Ольга Олеговна посмотрела на меня:
– Да нет… Там… там было что-то… Я что-то подумала тогда ещё… Ах, да, у неё лейкоз, видимо, поэтому и скинула. И ведь забеременела, вот в чём странность, обычно с такими заболеваниями… но тогда, может быть, дебют и был. Жаль. Таких запоминаешь…
Она говорила ещё что-то, но в моей голове билось это слово, это страшное слово, приговор…
– А… куда… перевели-то?.. – пересохшим горлом спросил я.
– В гематологию в Областную. Признаться, я не узнавала потом, закрутилась как-то. Даже не знаю, чем кончилось дело…
Я не слушал уже разговорившуюся со мной Ольгу Олеговну. Потрясённый открытием, я поспешил домой. Но по дороге я подумал, что же я домой иду, надо в Н-ск ехать, в Областную больницу. Домой я не пошёл, автобус из Новоспасского в Н-ск через двадцать минут, до автостанции идти недалеко, я должен успеть, тут всё недалеко, не Москва и даже не Н-ск.

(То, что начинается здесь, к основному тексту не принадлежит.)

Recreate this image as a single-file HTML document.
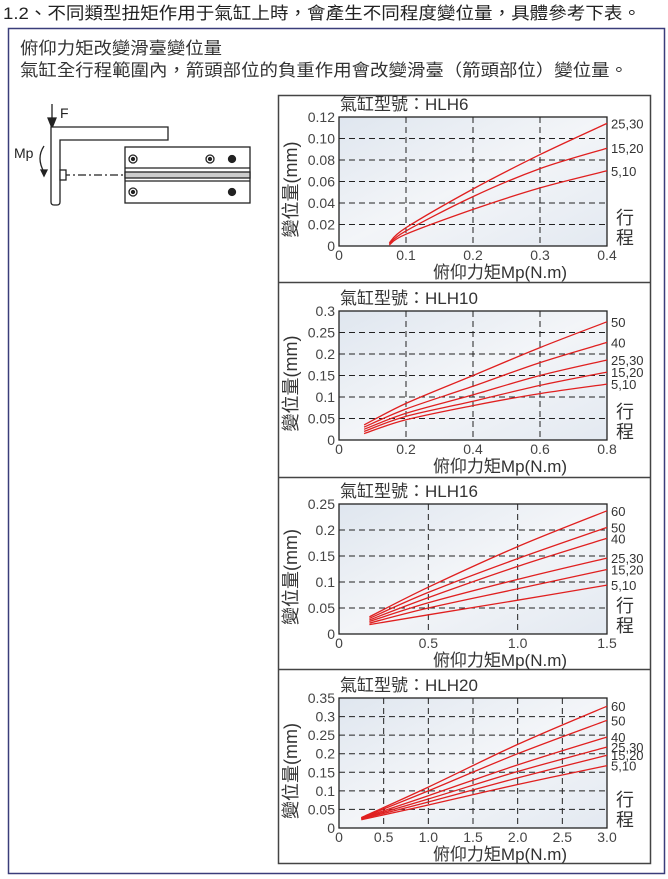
<!DOCTYPE html>
<html><head><meta charset="utf-8">
<style>
html,body{margin:0;padding:0;background:#fff;}
svg{display:block;font-family:"Liberation Sans","Noto Sans CJK TC",sans-serif;}
</style></head>
<body>
<svg id="page" width="668" height="879" viewBox="0 0 668 879" xmlns="http://www.w3.org/2000/svg">
<defs>
<linearGradient id="bg" x1="0" y1="0" x2="1" y2="1">
<stop offset="0" stop-color="#dfe6ef"/><stop offset="0.5" stop-color="#f3f5f8"/><stop offset="1" stop-color="#e3e9f1"/>
</linearGradient>
</defs>
<text x="3" y="19" font-size="17" fill="#222" textLength="638" lengthAdjust="spacingAndGlyphs">1.2、不同類型扭矩作用于氣缸上時，會產生不同程度變位量，具體參考下表。</text>
<rect x="8.5" y="28.5" width="656" height="845" fill="none" stroke="#3a3d7a" stroke-width="1.5"/>
<text x="20" y="54" font-size="17" fill="#333" textLength="202" lengthAdjust="spacingAndGlyphs">俯仰力矩改變滑臺變位量</text>
<text x="20" y="76" font-size="17" fill="#333" textLength="608" lengthAdjust="spacingAndGlyphs">氣缸全行程範圍內，箭頭部位的負重作用會改變滑臺（箭頭部位）變位量。</text>

<g stroke="#222" fill="none" stroke-width="1.3">
<line x1="52" y1="104" x2="52" y2="120"/>
<polygon points="48,118 56,118 52,128" fill="#222"/>
<text x="60" y="118" font-size="14" fill="#222" stroke="none">F</text>
<text x="14" y="158" font-size="14" fill="#222" stroke="none">Mp</text>
<path d="M44,146 Q36,158 44,172"/>
<polygon points="41,170 47,170 44,176" fill="#222"/>
<path d="M51,127 L168,127 L168,140 L60,140 L60,202 Q60,205 57,205 L54,205 Q51,205 51,202 Z" fill="#fff"/>
<rect x="125" y="147" width="125" height="56" fill="#fff"/>
<line x1="125" y1="168" x2="250" y2="168"/>
<line x1="125" y1="181" x2="250" y2="181"/>
<rect x="125" y="172" width="125" height="6" fill="#ccc"/>
<line x1="62" y1="175" x2="125" y2="175" stroke-dasharray="8,3,2,3"/>
<rect x="60" y="170" width="6" height="10" fill="#fff"/>
<circle cx="133" cy="159" r="4"/><circle cx="133" cy="159" r="1.5" fill="#222"/>
<circle cx="210" cy="159" r="4"/><circle cx="210" cy="159" r="1.5" fill="#222"/>
<circle cx="232" cy="159" r="3.5" fill="#222"/>
<circle cx="133" cy="192" r="4"/><circle cx="133" cy="192" r="1.5" fill="#222"/>
<circle cx="232" cy="192" r="3.5" fill="#222"/>
</g>

<g stroke="#444" stroke-width="1.5" fill="none">
<rect x="278.5" y="95.5" width="372" height="768"/>
<line x1="278" y1="282.5" x2="650" y2="282.5"/>
<line x1="278" y1="477.5" x2="650" y2="477.5"/>
<line x1="278" y1="669.5" x2="650" y2="669.5"/>
</g>
<g id="charts"></g>
</svg>
<script>
// HLH6
const c1Title = "氣缸型號：HLH6";
const c1XTicks = ["0","0.1","0.2","0.3","0.4"];
const c1YTicks = ["0","0.02","0.04","0.06","0.08","0.10","0.12"];
const c1Names = ["25,30","15,20","5,10"];
const c1X = [0.075,0.1,0.2,0.3,0.4];
const c1S1 = [0.003,0.017,0.053,0.085,0.114];
const c1S2 = [0.002,0.014,0.046,0.072,0.091];
const c1S3 = [0.001,0.011,0.034,0.054,0.070];
// HLH10
const c2Title = "氣缸型號：HLH10";
const c2XTicks = ["0","0.2","0.4","0.6","0.8"];
const c2YTicks = ["0","0.05","0.1","0.15","0.2","0.25","0.3"];
const c2Names = ["50","40","25,30","15,20","5,10"];
const c2X = [0.075,0.2,0.4,0.6,0.8];
const c2S1 = [0.035,0.085,0.150,0.215,0.275];
const c2S2 = [0.030,0.072,0.125,0.180,0.227];
const c2S3 = [0.025,0.062,0.105,0.150,0.186];
const c2S4 = [0.020,0.055,0.090,0.127,0.158];
const c2S5 = [0.015,0.047,0.080,0.108,0.130];
// HLH16
const c3Title = "氣缸型號：HLH16";
const c3XTicks = ["0","0.5","1.0","1.5"];
const c3YTicks = ["0","0.05","0.1","0.15","0.2","0.25"];
const c3Names = ["60","50","40","25,30","15,20","5,10"];
const c3X = [0.17,0.5,1.0,1.5];
const c3S1 = [0.033,0.090,0.168,0.237];
const c3S2 = [0.030,0.080,0.145,0.205];
const c3S3 = [0.027,0.070,0.130,0.184];
const c3S4 = [0.024,0.060,0.105,0.146];
const c3S5 = [0.021,0.050,0.087,0.124];
const c3S6 = [0.018,0.037,0.065,0.094];
// HLH20
const c4Title = "氣缸型號：HLH20";
const c4XTicks = ["0","0.5","1.0","1.5","2.0","2.5","3.0"];
const c4YTicks = ["0","0.05","0.1","0.15","0.2","0.25","0.3","0.35"];
const c4Names = ["60","50","40","25,30","15,20","5,10"];
const c4X = [0.25,1.0,2.0,3.0];
const c4S1 = [0.028,0.110,0.225,0.328];
const c4S2 = [0.027,0.100,0.200,0.290];
const c4S3 = [0.026,0.087,0.170,0.245];
const c4S4 = [0.025,0.078,0.152,0.218];
const c4S5 = [0.024,0.070,0.135,0.196];
const c4S6 = [0.022,0.062,0.117,0.168];

const NS = "http://www.w3.org/2000/svg";
const root = document.getElementById('charts');
function mk(tag, attrs, parent){
  const e = document.createElementNS(NS, tag);
  for (const k in attrs) e.setAttribute(k, attrs[k]);
  parent.appendChild(e);
  return e;
}
function smoothPath(pts){
  let d = 'M' + pts[0][0].toFixed(1) + ',' + pts[0][1].toFixed(1);
  for (let i = 0; i < pts.length - 1; i++) {
    const p0 = pts[i-1] || pts[i], p1 = pts[i], p2 = pts[i+1], p3 = pts[i+2] || pts[i+1];
    const c1x = p1[0] + (p2[0]-p0[0])/6, c1y = p1[1] + (p2[1]-p0[1])/6;
    const c2x = p2[0] - (p3[0]-p1[0])/6, c2y = p2[1] - (p3[1]-p1[1])/6;
    d += ' C' + c1x.toFixed(1) + ',' + c1y.toFixed(1) + ' ' + c2x.toFixed(1) + ',' + c2y.toFixed(1) + ' ' + p2[0].toFixed(1) + ',' + p2[1].toFixed(1);
  }
  return d;
}
function drawChart(id, title, xTicks, yTicks, names, xs, series, box){
  const g = mk('g', {}, root);
  
  
  const xMax = parseFloat(xTicks[xTicks.length-1]);
  const yMax = parseFloat(yTicks[yTicks.length-1]);
  const sx = v => box.x0 + (v / xMax) * (box.x1 - box.x0);
  const sy = v => box.y1 - (v / yMax) * (box.y1 - box.y0);
  const t = mk('text', {x: 340, y: box.y0 - 7, 'font-size': 17, fill: '#333'}, g);
  t.textContent = title;
  
  
  const bg = mk('rect', {x: box.x0, y: box.y0, width: box.x1 - box.x0, height: box.y1 - box.y0, fill: 'url(#bg)'}, g);
  
  
  xTicks.forEach((lab, i) => {
    const x = sx(parseFloat(lab));
    if (i > 0 && i < xTicks.length - 1) {
      const l = mk('line', {x1: x, y1: box.y0, x2: x, y2: box.y1, stroke: '#222', 'stroke-width': 1, 'stroke-dasharray': '6,4'}, g);
      
      
    }
    const tx = mk('text', {x: x, y: box.y1 + 14, 'font-size': 14, fill: '#444', 'text-anchor': 'middle'}, g);
    tx.textContent = lab;
    
    
  });
  yTicks.forEach((lab, i) => {
    const y = sy(parseFloat(lab));
    if (i > 0 && i < yTicks.length - 1) {
      const l = mk('line', {x1: box.x0, y1: y, x2: box.x1, y2: y, stroke: '#222', 'stroke-width': 1, 'stroke-dasharray': '6,4'}, g);
      
      
    }
    const ty = mk('text', {x: box.x0 - 4, y: y + 5, 'font-size': 14, fill: '#444', 'text-anchor': 'end'}, g);
    ty.textContent = lab;
    
    
  });
  const fr = mk('rect', {x: box.x0, y: box.y0, width: box.x1 - box.x0, height: box.y1 - box.y0, fill: 'none', stroke: '#222', 'stroke-width': 1.3}, g);
  
  
  series.forEach((vals, si) => {
    const pts = vals.map((v, i) => [sx(xs[i]), sy(v)]);
    const p = mk('path', {d: smoothPath(pts), fill: 'none', stroke: '#e02020', 'stroke-width': 1.3}, g);
    
    
    const lb = mk('text', {x: box.x1 + 4, y: sy(vals[vals.length-1]) + 5, 'font-size': 13, fill: '#333'}, g);
    lb.textContent = names[si];
    
    
  });
  const xt = mk('text', {x: 500, y: box.y1 + 32, 'font-size': 17, fill: '#333', 'text-anchor': 'middle'}, g);
  xt.textContent = '俯仰力矩Mp(N.m)';
  
  
  const cy = (box.y0 + box.y1) / 2 + 8;
  const yt = mk('text', {x: 297, y: cy, 'font-size': 18, fill: '#333', 'text-anchor': 'middle', transform: 'rotate(-90 297 ' + cy + ')'}, g);
  yt.textContent = '變位量(mm)';
  
  
  const s1 = mk('text', {x: 616, y: box.y1 - 22, 'font-size': 18, fill: '#333'}, g);
  s1.textContent = '行';
  
  
  const s2 = mk('text', {x: 616, y: box.y1 - 2, 'font-size': 18, fill: '#333'}, g);
  s2.textContent = '程';
  
  
}
drawChart('chart-hlh6', c1Title, c1XTicks, c1YTicks, c1Names, c1X, [c1S1,c1S2,c1S3], {x0:339,x1:607,y0:117,y1:246});
drawChart('chart-hlh10', c2Title, c2XTicks, c2YTicks, c2Names, c2X, [c2S1,c2S2,c2S3,c2S4,c2S5], {x0:339,x1:607,y0:311,y1:440});
drawChart('chart-hlh16', c3Title, c3XTicks, c3YTicks, c3Names, c3X, [c3S1,c3S2,c3S3,c3S4,c3S5,c3S6], {x0:339,x1:607,y0:504,y1:634});
drawChart('chart-hlh20', c4Title, c4XTicks, c4YTicks, c4Names, c4X, [c4S1,c4S2,c4S3,c4S4,c4S5,c4S6], {x0:339,x1:607,y0:698,y1:828});
</script>
</body></html>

Я позвонил отцу из автобуса, когда тот трогался с от автостанции.
– Пап, я еду в Н-ск, объясню позже, – быстро сказал я, привлекая внимание окружающих меня пассажиров.
Ах, Лёля, Лёля… В смерть от меня сбежать хочешь… вон, что придумала… вон что… поэтому и отец был, и Стерх теперь… чтобы я не думал, не любил, не хотел опять тебя… Ах, ты Лёля… Думала успеть умереть до того, как я успею тебя спасти? Не выйдет, не дам я тебе. Я правильно разглядел это в тебе ещё летом, я увидел, тогда в тебе увидел, что ты смерть подзываешь к себе, подпустила её. Не можешь ты без меня… не можешь, Лёля, не ври… на что ты рассчитывала, глупая, что я разлюблю тебя? Что так буду ревновать, что отвращение пересилит притяжение? Зачем, Лёля? Ненависть, конечно, помогает жить, но ненависть не любовь, она не живит, она только душит…
Алёша удивил немного тем, что утром в субботу внезапно помчался в Н-ск, но я не обеспокоился, я знал, что наши все здоровы, родители работают, отец только с нового года бросил ночные дежурства. Так что поехал он по своим каким-то делам. А мы с Митей отправились гулять по окрестностям.
Сегодня потеплело немного, ветра не было, правда, дальше обещают метель и похолодание, так что мы пользуемся затишьем. Митя с восторгом катается с горки, которую мы нашли недалеко от дома в лесу. Я сам катаюсь с ним вместе, хохоча и валяясь в снегу как в двенадцать лет. Здесь мы с Митей одни и я могу позволить себе вести себя так, как хочу, не шокируя возможных зрителей. Вообще здесь, когда я на работе, в Новоспасском или в окрестностях нашего дома в Силантьеве, где нас уже знают, мы не можем вести себя, как вздумается, но, стоит углубиться в лес на десять шагов, и становишься абсолютно свободен, и можешь позволить себе всё. Вот я и позволяю с Митей быть его приятелем, а не дедом, как все считают, и не отцом, как чувствую я.